-- GIVEN TASK --
Output every line exactly as written. Leave out pictures.

□ □ □

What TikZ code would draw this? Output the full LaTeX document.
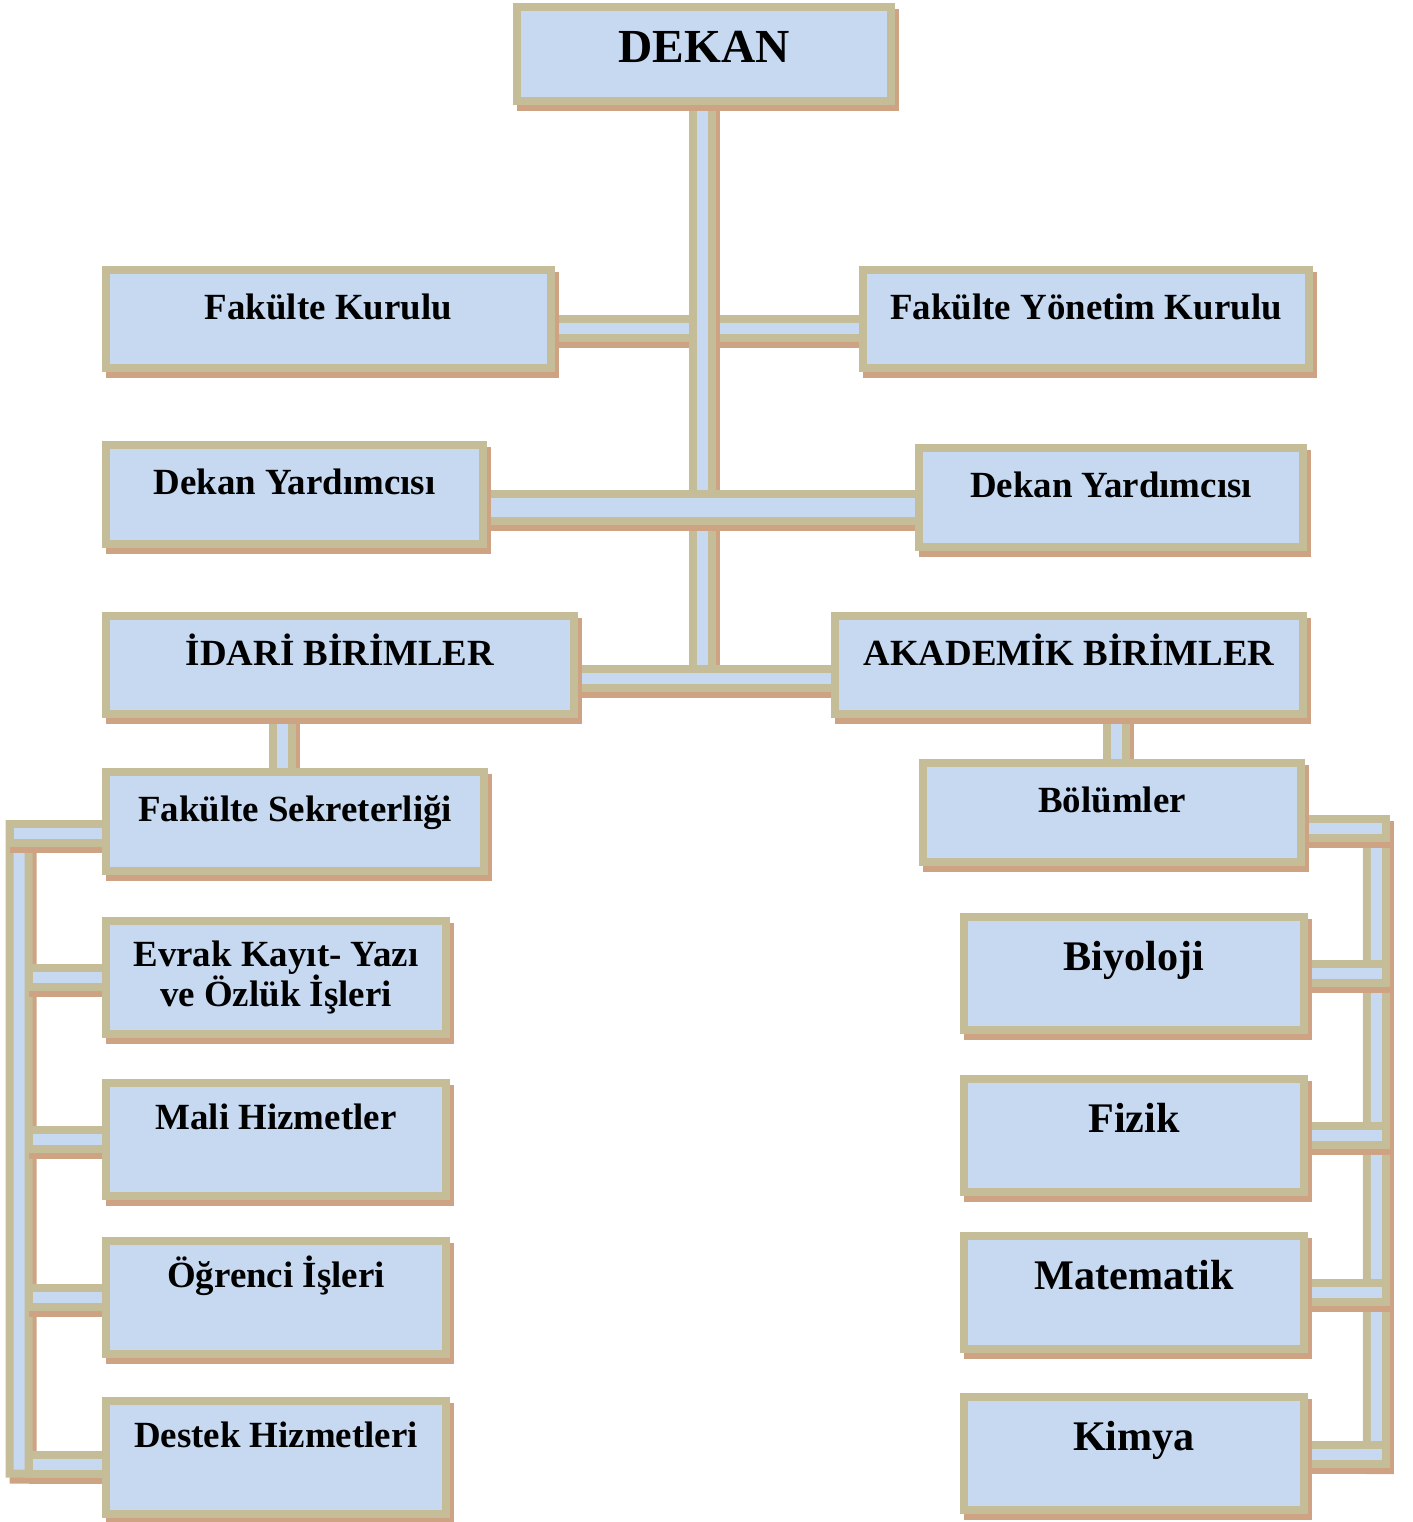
\documentclass[tikz,border=0pt]{standalone}
\usepackage{fontspec}
\setmainfont{Liberation Serif}
\usepackage{xcolor}
\usetikzlibrary{calc,backgrounds}

\definecolor{boxblue}{RGB}{198,217,241}
\definecolor{boxtan}{RGB}{196,189,151}
\definecolor{shadowbrown}{RGB}{205,163,132}

\begin{document}
\begin{tikzpicture}[x=0.02cm, y=-0.02cm,
  unit/.style={rectangle, draw=boxtan, fill=boxblue, line width=0.16cm, inner sep=0pt,
    font=\fontsize{21}{23}\selectfont\bfseries,
    preaction={draw=shadowbrown, fill=shadowbrown, transform canvas={shift={(0.08cm,-0.12cm)}}}},
  level/.style={unit, text height=10pt, text depth=10pt},
  head/.style={unit, font=\fontsize{27}{30}\selectfont\bfseries, text height=18pt, text depth=8pt},
  office/.style={unit, minimum width=6.8cm, minimum height=2.26cm, text height=10pt, text depth=21pt},
  dept/.style={unit, font=\fontsize{24}{27}\selectfont\bfseries, minimum width=6.8cm, minimum height=2.26cm,
    text height=10pt, text depth=14pt},
  pipe/.style={draw=boxtan, double=boxblue, line width=0.16cm, double distance=0.22cm, line cap=rect,
    preaction={draw=shadowbrown, line width=0.54cm, line cap=rect, transform canvas={shift={(0.08cm,-0.12cm)}}}},
  widepipe/.style={draw=boxtan, double=boxblue, line width=0.16cm, double distance=0.38cm, line cap=rect,
    preaction={draw=shadowbrown, line width=0.7cm, line cap=rect, transform canvas={shift={(0.08cm,-0.12cm)}}}}]
\useasboundingbox (0,0) rectangle (1413,1522);

\node[head, minimum width=7.48cm, minimum height=1.88cm] (dekan) at (704,54) {DEKAN};
\node[level, minimum width=8.9cm, minimum height=1.96cm] (fk) at (328.5,319) {Fakülte Kurulu};
\node[level, minimum width=8.92cm, minimum height=1.96cm] (fyk) at (1086,319) {Fakülte Yönetim Kurulu};
\node[level, minimum width=7.54cm, minimum height=1.98cm] (dyl) at (294.5,494.5) {Dekan Yardımcısı};
\node[level, minimum width=7.68cm, minimum height=1.98cm] (dyr) at (1111,497.5) {Dekan Yardımcısı};
\node[level, minimum width=9.36cm, minimum height=1.96cm] (idari) at (340,665) {İDARİ BİRİMLER};
\node[level, minimum width=9.36cm, minimum height=1.96cm] (akademik) at (1069,665) {AKADEMİK BİRİMLER};
\node[level, minimum width=7.56cm, minimum height=1.98cm] (sekreterlik) at (295,821.5) {Fakülte Sekreterliği};
\node[level, minimum width=7.56cm, minimum height=1.98cm] (bolumler) at (1112,812.5) {Bölümler};

\node[unit, align=center, minimum width=6.8cm, minimum height=2.26cm] (evrak) at (276,977.5) {Evrak Kayıt- Yazı\\ve Özlük İşleri};
\node[office] (mali) at (276,1139.5) {Mali Hizmetler};
\node[office] (ogrenci) at (276,1297.5) {Öğrenci İşleri};
\node[office] (destek) at (276,1457.5) {Destek Hizmetleri};

\node[dept] (biyoloji) at (1134,973.5) {Biyoloji};
\node[dept] (fizik) at (1134,1135.5) {Fizik};
\node[dept] (matematik) at (1134,1292.5) {Matematik};
\node[dept] (kimya) at (1134,1453.5) {Kimya};

\begin{pgfonlayer}{background}
\coordinate (fk-bar) at ($(fk.east)+(0,9)$);
\draw[pipe] (fk-bar) -- (fk-bar -| fyk.west);
\coordinate (trunk) at ($(dekan.south)+(-2,0)$);
\coordinate (unit-bar) at ($(idari.east)+(0,13)$);
\draw[pipe] (trunk) -- (trunk |- unit-bar);
\coordinate (dy-bar) at ($(dyl.east)+(0,12.5)$);
\draw[widepipe] (dy-bar) -- (dy-bar -| dyr.west);
\draw[pipe] (unit-bar) -- (unit-bar -| akademik.west);

\coordinate (adm-drop) at ($(sekreterlik.north west)+(180,0)$);
\draw[pipe] (adm-drop |- idari.south) -- (adm-drop);
\coordinate (acad-drop) at ($(bolumler.north west)+(197.5,0)$);
\draw[pipe] (acad-drop |- akademik.south) -- (acad-drop);

\coordinate (lspine-top) at ($(sekreterlik.west)+(-83,12)$);
\coordinate (lspine-bot) at ($(destek.west)+(-83,6.5)$);
\coordinate (lspine-in) at ($(lspine-top)+(19.5,0)$);
\draw[pipe] (lspine-top) -- (lspine-bot);
\draw[pipe] (sekreterlik.west |- lspine-top) -- (lspine-top);
\foreach \n in {evrak,mali,ogrenci}
  \draw[pipe] (\n.west) -- (\n.west -| lspine-in);
\draw[pipe] (destek.west |- lspine-bot) -- (lspine-in |- lspine-bot);

\coordinate (rspine-top) at ($(bolumler.east)+(71.5,16)$);
\coordinate (rspine-bot) at ($(kimya.east)+(68.5,1)$);
\draw[pipe] (rspine-top) -- (rspine-bot);
\draw[pipe] (bolumler.east |- rspine-top) -- (rspine-top);
\foreach \n in {biyoloji,fizik,matematik}
  \draw[pipe] (\n.east) -- (\n.east -| rspine-top);
\draw[pipe] (kimya.east |- rspine-bot) -- (rspine-bot);
\end{pgfonlayer}
\end{tikzpicture}
\end{document}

□ □ □

-- SOLUTION TO THIS PROBLEM --
What TikZ code would draw this? Output the full LaTeX document.
\documentclass[tikz,border=0pt]{standalone}
\usepackage{fontspec}
\setmainfont{Liberation Serif}
\usepackage{xcolor}
\usetikzlibrary{calc,backgrounds}

\definecolor{boxblue}{RGB}{198,217,241}
\definecolor{boxtan}{RGB}{196,189,151}
\definecolor{shadowbrown}{RGB}{205,163,132}

\begin{document}
\begin{tikzpicture}[x=0.02cm, y=-0.02cm,
  unit/.style={rectangle, draw=boxtan, fill=boxblue, line width=0.16cm, inner sep=0pt,
    font=\fontsize{21}{23}\selectfont\bfseries,
    preaction={draw=shadowbrown, fill=shadowbrown, transform canvas={shift={(0.08cm,-0.12cm)}}}},
  level/.style={unit, text height=10pt, text depth=10pt},
  head/.style={unit, font=\fontsize{27}{30}\selectfont\bfseries, text height=18pt, text depth=8pt},
  office/.style={unit, minimum width=6.8cm, minimum height=2.26cm, text height=10pt, text depth=21pt},
  dept/.style={unit, font=\fontsize{24}{27}\selectfont\bfseries, minimum width=6.8cm, minimum height=2.26cm,
    text height=10pt, text depth=14pt},
  pipe/.style={draw=boxtan, double=boxblue, line width=0.16cm, double distance=0.22cm, line cap=rect,
    preaction={draw=shadowbrown, line width=0.54cm, line cap=rect, transform canvas={shift={(0.08cm,-0.12cm)}}}},
  widepipe/.style={draw=boxtan, double=boxblue, line width=0.16cm, double distance=0.38cm, line cap=rect,
    preaction={draw=shadowbrown, line width=0.7cm, line cap=rect, transform canvas={shift={(0.08cm,-0.12cm)}}}}]
\useasboundingbox (0,0) rectangle (1413,1522);

\node[head, minimum width=7.48cm, minimum height=1.88cm] (dekan) at (704,54) {DEKAN};
\node[level, minimum width=8.9cm, minimum height=1.96cm] (fk) at (328.5,319) {Fakülte Kurulu};
\node[level, minimum width=8.92cm, minimum height=1.96cm] (fyk) at (1086,319) {Fakülte Yönetim Kurulu};
\node[level, minimum width=7.54cm, minimum height=1.98cm] (dyl) at (294.5,494.5) {Dekan Yardımcısı};
\node[level, minimum width=7.68cm, minimum height=1.98cm] (dyr) at (1111,497.5) {Dekan Yardımcısı};
\node[level, minimum width=9.36cm, minimum height=1.96cm] (idari) at (340,665) {İDARİ BİRİMLER};
\node[level, minimum width=9.36cm, minimum height=1.96cm] (akademik) at (1069,665) {AKADEMİK BİRİMLER};
\node[level, minimum width=7.56cm, minimum height=1.98cm] (sekreterlik) at (295,821.5) {Fakülte Sekreterliği};
\node[level, minimum width=7.56cm, minimum height=1.98cm] (bolumler) at (1112,812.5) {Bölümler};

\node[unit, align=center, minimum width=6.8cm, minimum height=2.26cm] (evrak) at (276,977.5) {Evrak Kayıt- Yazı\\ve Özlük İşleri};
\node[office] (mali) at (276,1139.5) {Mali Hizmetler};
\node[office] (ogrenci) at (276,1297.5) {Öğrenci İşleri};
\node[office] (destek) at (276,1457.5) {Destek Hizmetleri};

\node[dept] (biyoloji) at (1134,973.5) {Biyoloji};
\node[dept] (fizik) at (1134,1135.5) {Fizik};
\node[dept] (matematik) at (1134,1292.5) {Matematik};
\node[dept] (kimya) at (1134,1453.5) {Kimya};

\begin{pgfonlayer}{background}
\coordinate (fk-bar) at ($(fk.east)+(0,9)$);
\draw[pipe] (fk-bar) -- (fk-bar -| fyk.west);
\coordinate (trunk) at ($(dekan.south)+(-2,0)$);
\coordinate (unit-bar) at ($(idari.east)+(0,13)$);
\draw[pipe] (trunk) -- (trunk |- unit-bar);
\coordinate (dy-bar) at ($(dyl.east)+(0,12.5)$);
\draw[widepipe] (dy-bar) -- (dy-bar -| dyr.west);
\draw[pipe] (unit-bar) -- (unit-bar -| akademik.west);

\coordinate (adm-drop) at ($(sekreterlik.north west)+(180,0)$);
\draw[pipe] (adm-drop |- idari.south) -- (adm-drop);
\coordinate (acad-drop) at ($(bolumler.north west)+(197.5,0)$);
\draw[pipe] (acad-drop |- akademik.south) -- (acad-drop);

\coordinate (lspine-top) at ($(sekreterlik.west)+(-83,12)$);
\coordinate (lspine-bot) at ($(destek.west)+(-83,6.5)$);
\coordinate (lspine-in) at ($(lspine-top)+(19.5,0)$);
\draw[pipe] (lspine-top) -- (lspine-bot);
\draw[pipe] (sekreterlik.west |- lspine-top) -- (lspine-top);
\foreach \n in {evrak,mali,ogrenci}
  \draw[pipe] (\n.west) -- (\n.west -| lspine-in);
\draw[pipe] (destek.west |- lspine-bot) -- (lspine-in |- lspine-bot);

\coordinate (rspine-top) at ($(bolumler.east)+(71.5,16)$);
\coordinate (rspine-bot) at ($(kimya.east)+(68.5,1)$);
\draw[pipe] (rspine-top) -- (rspine-bot);
\draw[pipe] (bolumler.east |- rspine-top) -- (rspine-top);
\foreach \n in {biyoloji,fizik,matematik}
  \draw[pipe] (\n.east) -- (\n.east -| rspine-top);
\draw[pipe] (kimya.east |- rspine-bot) -- (rspine-bot);
\end{pgfonlayer}
\end{tikzpicture}
\end{document}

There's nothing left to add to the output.